I've written positive reviews about multiple games, and negative reviews about multiple games. Those aren't the same games with each status.
And even at an aggregate level, there are multiple games with the same Steam userscores.
But, as you've shown many times before, and have just acknowledged again, it's entirely possible to s***post a review. That doesn't make it meaningful. And if anything it calls into question the recommendation as well.
The recommendation is dependent on the review for meaning, not the other way around. That's how you've got it backwards.
But if the "reviewer" -- or just "recommender", if they don't actually post a review -- doesn't say anything about the game as their reasoning, the prospective customer gains no information about the game from them.

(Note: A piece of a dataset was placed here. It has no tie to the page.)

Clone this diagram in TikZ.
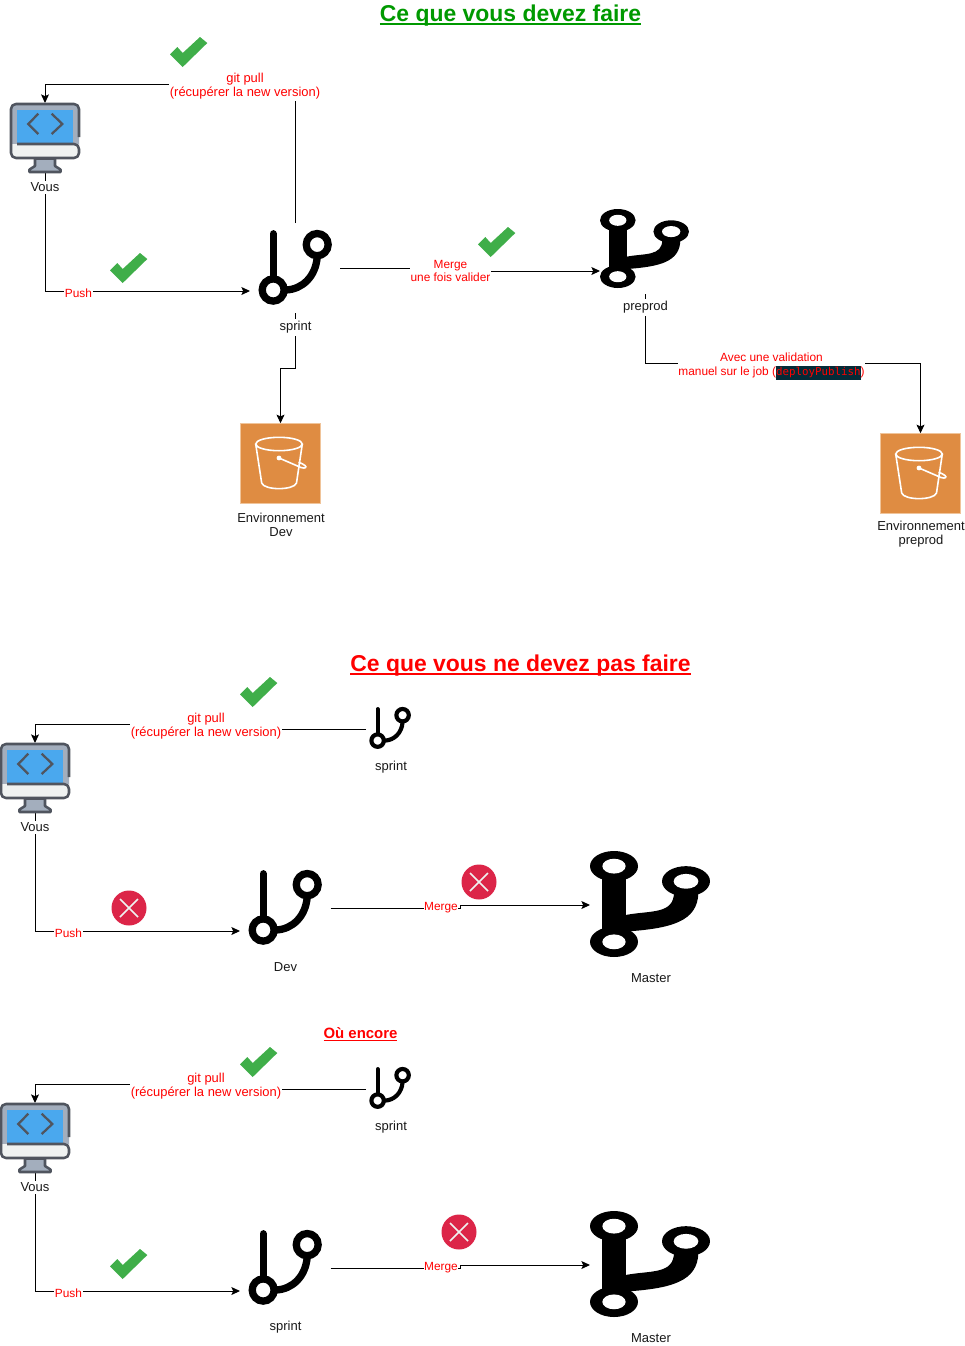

It's good that you acknowledge that they are separate questions. However, you make the mistake of thinking that the recommendation -- the binary question with no space for details or nuance -- is "the more telling of the two", compared to the text box that allows people to actually say things about the game.
Is your CAPS LOCK stuck again? It seems it is.
No, it's a rating system; it can be quite reasonably used as a recommendation system, but it's not actually a recommendation system itself. Since you claim to have been on Steam for 16 years, you would have seen what a recommendation system was like, here on Steam itself.
You and your "validity" mantra again.
On the contrary, my experience with it allows me to speak on its limitations. :)
Except, how does Amazon handle its five star system?
* Amazon product rating score is calculated based on 5 star rating scale.
* Consumers are shown star ratings of reviews.
* Consumers can filter reviews based on star ratings.
* Reviewers are allowed to choose star ratings of reviews.
It doesn't force them to use a positive/negative two-choice system.
Except for all the differences.
This is your personal problem. Not everyone is similarly limited or impaired.
Yes. one is honest and the other wears a disguise.